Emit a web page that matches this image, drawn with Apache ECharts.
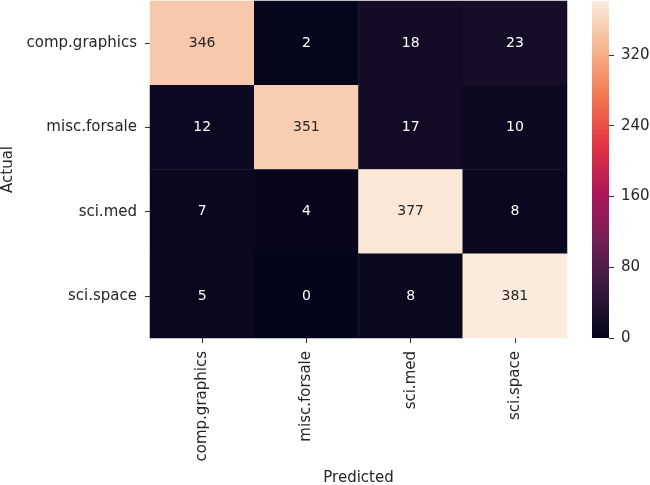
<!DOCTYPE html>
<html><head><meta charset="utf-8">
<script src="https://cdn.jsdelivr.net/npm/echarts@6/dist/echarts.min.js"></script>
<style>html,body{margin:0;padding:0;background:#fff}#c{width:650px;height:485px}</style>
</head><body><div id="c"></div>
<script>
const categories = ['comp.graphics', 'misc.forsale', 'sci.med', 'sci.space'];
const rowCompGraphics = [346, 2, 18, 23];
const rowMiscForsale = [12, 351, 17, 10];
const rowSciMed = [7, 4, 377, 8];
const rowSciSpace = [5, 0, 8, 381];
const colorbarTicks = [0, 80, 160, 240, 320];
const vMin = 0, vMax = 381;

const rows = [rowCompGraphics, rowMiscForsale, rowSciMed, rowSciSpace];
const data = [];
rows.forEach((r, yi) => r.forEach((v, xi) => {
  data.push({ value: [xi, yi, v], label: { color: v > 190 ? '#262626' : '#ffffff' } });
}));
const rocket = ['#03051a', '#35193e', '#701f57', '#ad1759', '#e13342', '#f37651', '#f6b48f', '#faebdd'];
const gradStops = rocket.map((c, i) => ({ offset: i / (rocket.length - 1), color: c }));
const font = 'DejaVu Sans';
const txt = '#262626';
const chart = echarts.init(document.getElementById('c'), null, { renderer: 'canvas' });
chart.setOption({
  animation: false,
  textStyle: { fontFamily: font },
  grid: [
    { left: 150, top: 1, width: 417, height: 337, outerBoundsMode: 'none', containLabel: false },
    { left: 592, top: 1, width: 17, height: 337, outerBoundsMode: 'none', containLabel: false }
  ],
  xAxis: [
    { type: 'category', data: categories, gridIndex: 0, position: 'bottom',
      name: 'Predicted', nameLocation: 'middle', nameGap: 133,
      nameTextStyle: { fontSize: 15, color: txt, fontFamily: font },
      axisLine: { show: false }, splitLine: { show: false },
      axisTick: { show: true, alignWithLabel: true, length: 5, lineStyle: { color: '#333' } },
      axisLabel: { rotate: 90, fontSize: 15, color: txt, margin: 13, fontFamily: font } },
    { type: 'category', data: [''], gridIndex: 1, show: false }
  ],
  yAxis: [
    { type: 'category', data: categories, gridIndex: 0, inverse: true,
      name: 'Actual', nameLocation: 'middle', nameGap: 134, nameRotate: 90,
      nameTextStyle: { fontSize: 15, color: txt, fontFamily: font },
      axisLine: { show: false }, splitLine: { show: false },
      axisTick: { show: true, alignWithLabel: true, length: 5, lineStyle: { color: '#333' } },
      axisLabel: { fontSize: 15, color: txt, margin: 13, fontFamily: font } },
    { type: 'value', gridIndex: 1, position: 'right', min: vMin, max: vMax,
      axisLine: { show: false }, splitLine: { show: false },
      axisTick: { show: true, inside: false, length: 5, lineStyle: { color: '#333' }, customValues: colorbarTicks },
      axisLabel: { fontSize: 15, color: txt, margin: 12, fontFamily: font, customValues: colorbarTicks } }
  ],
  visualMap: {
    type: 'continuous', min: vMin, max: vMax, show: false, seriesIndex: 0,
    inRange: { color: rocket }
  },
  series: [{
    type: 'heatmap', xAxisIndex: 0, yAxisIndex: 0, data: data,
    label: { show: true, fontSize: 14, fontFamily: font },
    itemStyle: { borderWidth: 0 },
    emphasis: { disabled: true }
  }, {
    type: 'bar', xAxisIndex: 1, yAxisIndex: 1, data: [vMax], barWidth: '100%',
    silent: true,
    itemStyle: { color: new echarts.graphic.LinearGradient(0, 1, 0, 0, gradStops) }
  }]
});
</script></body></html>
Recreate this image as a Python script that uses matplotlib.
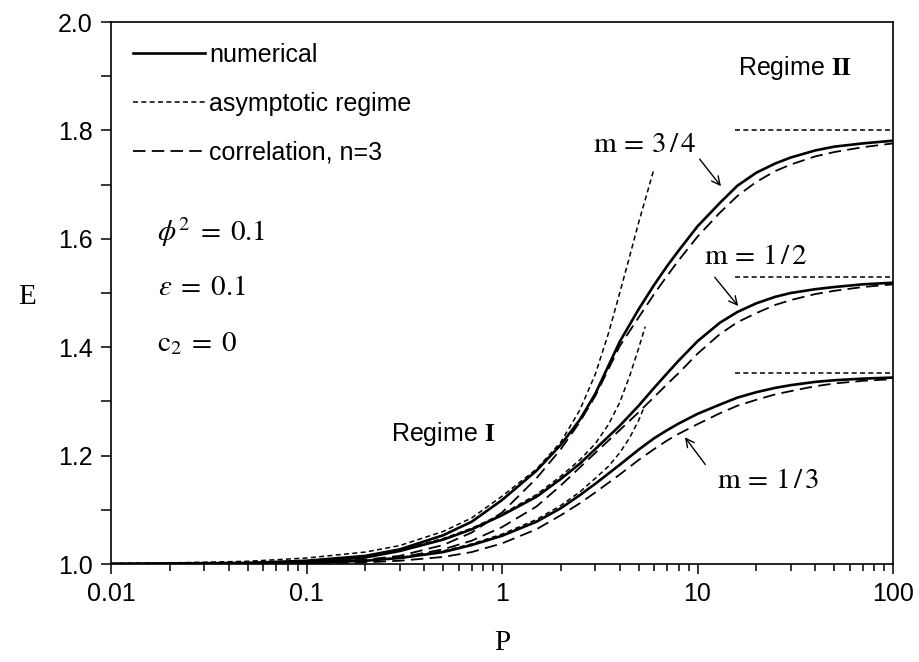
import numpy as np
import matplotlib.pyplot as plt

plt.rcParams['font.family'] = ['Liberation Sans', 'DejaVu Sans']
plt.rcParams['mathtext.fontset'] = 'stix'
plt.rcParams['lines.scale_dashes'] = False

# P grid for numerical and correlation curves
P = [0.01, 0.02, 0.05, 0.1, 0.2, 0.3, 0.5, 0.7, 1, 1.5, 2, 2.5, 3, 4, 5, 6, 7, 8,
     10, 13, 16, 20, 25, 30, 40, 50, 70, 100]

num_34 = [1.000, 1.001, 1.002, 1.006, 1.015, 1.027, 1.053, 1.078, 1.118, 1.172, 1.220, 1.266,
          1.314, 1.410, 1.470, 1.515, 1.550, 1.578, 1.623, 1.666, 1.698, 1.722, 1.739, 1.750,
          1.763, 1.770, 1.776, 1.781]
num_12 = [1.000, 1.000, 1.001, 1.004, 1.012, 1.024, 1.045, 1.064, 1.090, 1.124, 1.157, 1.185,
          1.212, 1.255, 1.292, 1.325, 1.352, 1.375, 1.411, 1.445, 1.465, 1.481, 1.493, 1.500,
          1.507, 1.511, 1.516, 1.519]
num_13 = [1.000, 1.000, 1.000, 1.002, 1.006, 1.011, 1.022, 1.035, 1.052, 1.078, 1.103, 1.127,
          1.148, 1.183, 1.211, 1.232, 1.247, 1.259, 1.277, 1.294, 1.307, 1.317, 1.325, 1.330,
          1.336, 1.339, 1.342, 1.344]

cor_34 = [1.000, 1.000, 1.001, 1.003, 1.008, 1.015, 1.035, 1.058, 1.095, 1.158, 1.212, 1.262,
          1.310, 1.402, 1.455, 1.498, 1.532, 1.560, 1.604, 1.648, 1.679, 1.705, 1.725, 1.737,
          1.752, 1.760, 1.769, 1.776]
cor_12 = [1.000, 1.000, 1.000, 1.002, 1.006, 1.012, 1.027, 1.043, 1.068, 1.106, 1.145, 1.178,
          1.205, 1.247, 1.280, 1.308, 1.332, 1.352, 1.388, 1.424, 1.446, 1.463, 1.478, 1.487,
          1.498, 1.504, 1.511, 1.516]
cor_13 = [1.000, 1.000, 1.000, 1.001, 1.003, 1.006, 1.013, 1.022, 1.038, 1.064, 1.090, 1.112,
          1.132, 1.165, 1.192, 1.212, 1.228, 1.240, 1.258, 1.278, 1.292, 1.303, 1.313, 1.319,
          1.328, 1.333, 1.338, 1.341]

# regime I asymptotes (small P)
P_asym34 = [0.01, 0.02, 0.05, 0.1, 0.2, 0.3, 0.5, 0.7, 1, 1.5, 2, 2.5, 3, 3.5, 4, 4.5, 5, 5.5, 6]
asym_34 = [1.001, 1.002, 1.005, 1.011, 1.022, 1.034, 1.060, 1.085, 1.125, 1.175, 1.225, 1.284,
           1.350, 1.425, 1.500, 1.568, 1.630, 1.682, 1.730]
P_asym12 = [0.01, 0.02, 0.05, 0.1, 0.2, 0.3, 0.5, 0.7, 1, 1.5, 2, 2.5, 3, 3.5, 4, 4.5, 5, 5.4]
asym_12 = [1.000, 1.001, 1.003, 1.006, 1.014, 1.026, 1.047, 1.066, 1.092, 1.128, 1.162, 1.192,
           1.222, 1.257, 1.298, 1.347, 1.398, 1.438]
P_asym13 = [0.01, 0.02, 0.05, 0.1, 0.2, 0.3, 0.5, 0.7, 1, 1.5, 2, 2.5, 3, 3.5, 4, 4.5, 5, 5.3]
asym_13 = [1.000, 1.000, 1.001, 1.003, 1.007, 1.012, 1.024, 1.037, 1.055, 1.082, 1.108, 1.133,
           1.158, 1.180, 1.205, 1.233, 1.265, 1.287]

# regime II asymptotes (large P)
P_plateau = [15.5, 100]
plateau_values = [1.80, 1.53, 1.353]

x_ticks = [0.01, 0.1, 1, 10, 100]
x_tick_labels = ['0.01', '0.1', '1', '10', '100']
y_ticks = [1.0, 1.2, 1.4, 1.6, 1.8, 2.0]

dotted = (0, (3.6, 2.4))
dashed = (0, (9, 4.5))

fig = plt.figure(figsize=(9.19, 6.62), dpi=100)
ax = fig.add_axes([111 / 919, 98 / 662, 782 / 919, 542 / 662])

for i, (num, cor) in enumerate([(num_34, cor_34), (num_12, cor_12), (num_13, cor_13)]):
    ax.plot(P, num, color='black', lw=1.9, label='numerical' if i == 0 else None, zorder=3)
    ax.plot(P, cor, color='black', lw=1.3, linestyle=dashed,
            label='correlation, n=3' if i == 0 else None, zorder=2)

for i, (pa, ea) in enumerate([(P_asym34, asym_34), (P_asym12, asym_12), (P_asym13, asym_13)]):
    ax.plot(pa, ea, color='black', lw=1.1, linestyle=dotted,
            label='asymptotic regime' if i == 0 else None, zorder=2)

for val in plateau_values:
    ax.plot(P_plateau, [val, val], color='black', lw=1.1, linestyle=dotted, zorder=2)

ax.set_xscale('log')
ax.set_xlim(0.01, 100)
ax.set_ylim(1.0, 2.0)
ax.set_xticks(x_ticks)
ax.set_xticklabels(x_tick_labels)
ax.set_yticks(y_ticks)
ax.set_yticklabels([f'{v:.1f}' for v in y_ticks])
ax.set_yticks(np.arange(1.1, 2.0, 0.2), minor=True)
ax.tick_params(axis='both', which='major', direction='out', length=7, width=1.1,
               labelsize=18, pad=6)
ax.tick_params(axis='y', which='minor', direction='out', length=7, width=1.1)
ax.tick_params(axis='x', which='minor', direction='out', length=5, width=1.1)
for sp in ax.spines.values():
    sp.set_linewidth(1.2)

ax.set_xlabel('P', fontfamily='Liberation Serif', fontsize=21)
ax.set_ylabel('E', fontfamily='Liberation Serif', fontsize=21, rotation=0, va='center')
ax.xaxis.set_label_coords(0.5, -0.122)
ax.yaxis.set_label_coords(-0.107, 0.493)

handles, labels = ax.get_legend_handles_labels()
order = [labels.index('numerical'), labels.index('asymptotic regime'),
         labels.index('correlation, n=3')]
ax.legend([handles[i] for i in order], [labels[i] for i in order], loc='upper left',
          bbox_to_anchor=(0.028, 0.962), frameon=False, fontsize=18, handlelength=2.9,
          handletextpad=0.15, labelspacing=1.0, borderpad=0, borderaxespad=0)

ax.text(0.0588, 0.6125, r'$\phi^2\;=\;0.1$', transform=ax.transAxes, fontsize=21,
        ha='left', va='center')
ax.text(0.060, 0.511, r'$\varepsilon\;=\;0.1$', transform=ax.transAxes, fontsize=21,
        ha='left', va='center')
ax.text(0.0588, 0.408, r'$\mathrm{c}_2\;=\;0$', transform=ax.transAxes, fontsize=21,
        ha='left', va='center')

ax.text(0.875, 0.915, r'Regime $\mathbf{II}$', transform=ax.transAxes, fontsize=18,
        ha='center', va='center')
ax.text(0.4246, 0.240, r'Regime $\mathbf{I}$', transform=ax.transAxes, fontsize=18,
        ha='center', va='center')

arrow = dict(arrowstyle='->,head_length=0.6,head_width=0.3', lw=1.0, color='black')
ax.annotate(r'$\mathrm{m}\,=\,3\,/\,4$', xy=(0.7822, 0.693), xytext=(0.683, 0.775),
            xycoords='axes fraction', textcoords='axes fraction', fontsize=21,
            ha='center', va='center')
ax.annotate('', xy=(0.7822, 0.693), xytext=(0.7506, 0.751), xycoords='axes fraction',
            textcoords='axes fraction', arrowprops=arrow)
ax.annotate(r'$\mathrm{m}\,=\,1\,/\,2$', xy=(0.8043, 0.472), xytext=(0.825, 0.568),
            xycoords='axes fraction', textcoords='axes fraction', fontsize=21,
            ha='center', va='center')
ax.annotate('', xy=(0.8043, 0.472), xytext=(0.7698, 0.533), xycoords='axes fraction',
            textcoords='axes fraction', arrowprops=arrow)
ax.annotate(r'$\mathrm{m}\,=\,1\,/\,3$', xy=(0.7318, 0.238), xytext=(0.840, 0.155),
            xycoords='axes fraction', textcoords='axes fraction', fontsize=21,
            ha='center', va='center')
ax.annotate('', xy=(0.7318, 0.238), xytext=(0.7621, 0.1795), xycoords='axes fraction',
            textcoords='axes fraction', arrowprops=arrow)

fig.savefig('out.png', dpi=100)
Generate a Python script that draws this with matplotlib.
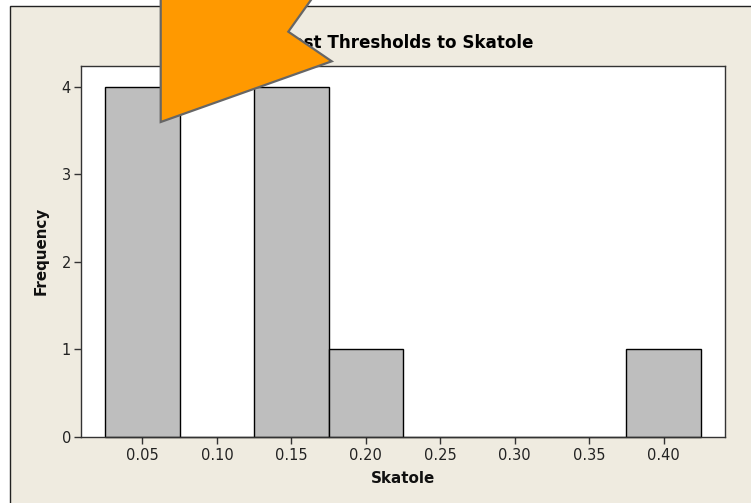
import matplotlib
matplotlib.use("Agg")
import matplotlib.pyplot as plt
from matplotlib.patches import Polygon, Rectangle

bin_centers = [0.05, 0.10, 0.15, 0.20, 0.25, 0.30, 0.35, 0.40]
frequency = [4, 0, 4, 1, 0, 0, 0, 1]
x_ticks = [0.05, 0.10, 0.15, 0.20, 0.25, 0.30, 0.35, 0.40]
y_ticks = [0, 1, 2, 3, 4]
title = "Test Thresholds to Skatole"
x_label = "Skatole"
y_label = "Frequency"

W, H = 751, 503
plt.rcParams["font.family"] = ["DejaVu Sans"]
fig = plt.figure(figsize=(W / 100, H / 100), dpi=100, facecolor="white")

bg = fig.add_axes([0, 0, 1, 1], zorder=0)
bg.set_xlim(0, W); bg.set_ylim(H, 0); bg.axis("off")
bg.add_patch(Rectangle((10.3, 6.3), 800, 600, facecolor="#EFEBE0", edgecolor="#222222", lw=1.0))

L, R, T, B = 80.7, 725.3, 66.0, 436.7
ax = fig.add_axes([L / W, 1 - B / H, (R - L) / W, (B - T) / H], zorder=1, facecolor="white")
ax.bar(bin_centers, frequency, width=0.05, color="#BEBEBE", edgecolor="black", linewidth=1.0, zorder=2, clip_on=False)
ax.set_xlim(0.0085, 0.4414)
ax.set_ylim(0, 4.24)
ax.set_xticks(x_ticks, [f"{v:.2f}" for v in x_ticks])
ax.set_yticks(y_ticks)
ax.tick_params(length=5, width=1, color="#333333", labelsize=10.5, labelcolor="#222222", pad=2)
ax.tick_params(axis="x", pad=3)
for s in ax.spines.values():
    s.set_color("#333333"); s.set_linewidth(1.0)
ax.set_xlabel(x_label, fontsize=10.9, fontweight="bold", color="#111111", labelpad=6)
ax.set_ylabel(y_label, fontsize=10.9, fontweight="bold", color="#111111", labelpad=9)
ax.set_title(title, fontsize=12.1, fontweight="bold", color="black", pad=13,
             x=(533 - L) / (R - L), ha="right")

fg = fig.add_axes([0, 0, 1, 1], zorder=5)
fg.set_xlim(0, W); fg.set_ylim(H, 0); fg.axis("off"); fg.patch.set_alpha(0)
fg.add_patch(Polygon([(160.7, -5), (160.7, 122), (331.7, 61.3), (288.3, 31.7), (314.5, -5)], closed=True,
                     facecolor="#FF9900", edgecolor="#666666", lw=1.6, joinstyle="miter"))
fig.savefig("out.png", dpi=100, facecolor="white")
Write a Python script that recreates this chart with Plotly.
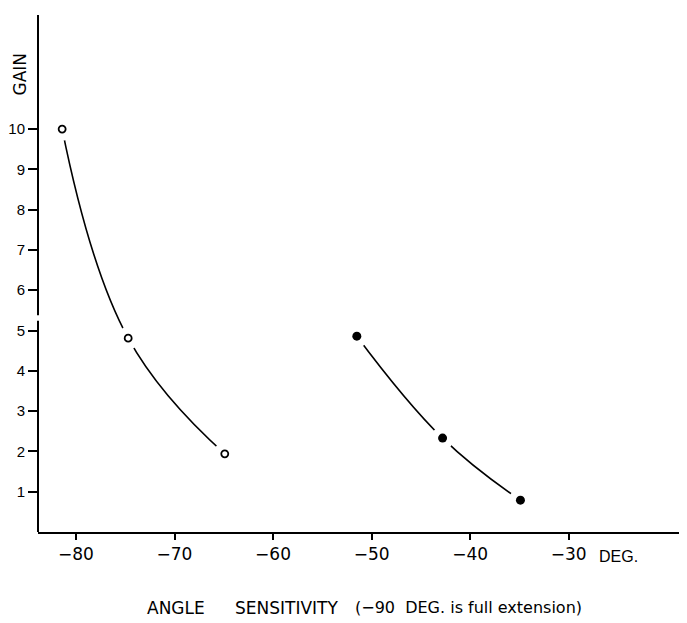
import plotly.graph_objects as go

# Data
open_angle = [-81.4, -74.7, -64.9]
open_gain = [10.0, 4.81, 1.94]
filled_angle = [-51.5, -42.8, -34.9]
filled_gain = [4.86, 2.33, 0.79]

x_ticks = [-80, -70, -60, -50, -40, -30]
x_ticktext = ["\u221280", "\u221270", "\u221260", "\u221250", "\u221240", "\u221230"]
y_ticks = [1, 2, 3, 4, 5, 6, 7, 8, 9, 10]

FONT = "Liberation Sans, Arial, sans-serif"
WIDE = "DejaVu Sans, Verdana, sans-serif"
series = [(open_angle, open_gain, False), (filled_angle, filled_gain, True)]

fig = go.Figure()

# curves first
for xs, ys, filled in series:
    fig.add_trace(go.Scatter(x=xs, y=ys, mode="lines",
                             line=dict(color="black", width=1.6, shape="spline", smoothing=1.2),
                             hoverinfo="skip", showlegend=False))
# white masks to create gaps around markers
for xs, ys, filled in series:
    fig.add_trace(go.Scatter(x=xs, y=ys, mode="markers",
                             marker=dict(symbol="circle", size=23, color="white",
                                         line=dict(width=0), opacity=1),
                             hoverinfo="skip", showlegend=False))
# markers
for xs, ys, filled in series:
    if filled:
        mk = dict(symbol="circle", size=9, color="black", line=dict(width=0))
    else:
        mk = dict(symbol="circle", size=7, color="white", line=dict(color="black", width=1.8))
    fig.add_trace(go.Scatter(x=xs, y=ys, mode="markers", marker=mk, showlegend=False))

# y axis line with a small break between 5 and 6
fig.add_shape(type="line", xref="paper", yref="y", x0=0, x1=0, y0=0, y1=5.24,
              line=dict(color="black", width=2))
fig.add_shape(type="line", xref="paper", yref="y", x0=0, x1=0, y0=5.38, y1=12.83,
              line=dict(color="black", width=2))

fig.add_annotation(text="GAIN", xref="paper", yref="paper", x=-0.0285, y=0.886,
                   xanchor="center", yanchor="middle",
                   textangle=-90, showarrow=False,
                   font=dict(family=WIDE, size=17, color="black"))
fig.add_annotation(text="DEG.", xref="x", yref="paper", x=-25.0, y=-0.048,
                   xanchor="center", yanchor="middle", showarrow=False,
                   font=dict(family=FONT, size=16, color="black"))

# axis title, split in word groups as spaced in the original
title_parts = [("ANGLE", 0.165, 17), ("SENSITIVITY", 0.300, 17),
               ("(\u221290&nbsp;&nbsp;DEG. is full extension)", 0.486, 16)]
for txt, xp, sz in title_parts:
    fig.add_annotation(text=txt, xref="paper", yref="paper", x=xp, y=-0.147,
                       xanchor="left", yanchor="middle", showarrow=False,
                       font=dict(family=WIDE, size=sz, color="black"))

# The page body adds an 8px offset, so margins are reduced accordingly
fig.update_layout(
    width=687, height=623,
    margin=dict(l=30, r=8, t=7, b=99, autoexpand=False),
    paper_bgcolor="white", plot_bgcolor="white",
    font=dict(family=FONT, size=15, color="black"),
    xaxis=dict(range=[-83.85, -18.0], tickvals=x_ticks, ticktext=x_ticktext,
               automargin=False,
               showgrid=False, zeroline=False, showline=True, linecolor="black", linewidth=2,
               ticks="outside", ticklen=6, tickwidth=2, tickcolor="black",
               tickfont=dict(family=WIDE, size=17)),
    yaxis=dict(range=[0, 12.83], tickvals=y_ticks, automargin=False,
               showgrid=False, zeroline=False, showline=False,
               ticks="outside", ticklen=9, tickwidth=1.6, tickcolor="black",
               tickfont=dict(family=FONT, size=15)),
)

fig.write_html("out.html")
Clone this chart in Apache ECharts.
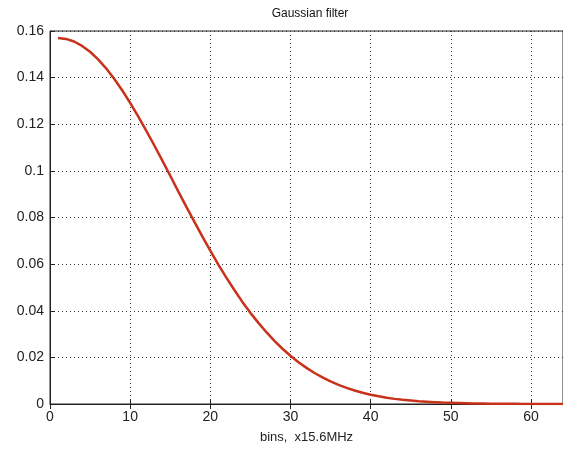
▬▬▬
## AIM OF THE EXERCISE:
Omit all pictures, then copy the lines between the ones holding "Write a Python" and "filled_gain = [4.86, 2.33, 0.79]", inclusive.

## WRITTEN RESPONSE:
Write a Python script that recreates this chart with Plotly.
import plotly.graph_objects as go

# Data
open_angle = [-81.4, -74.7, -64.9]
open_gain = [10.0, 4.81, 1.94]
filled_angle = [-51.5, -42.8, -34.9]
filled_gain = [4.86, 2.33, 0.79]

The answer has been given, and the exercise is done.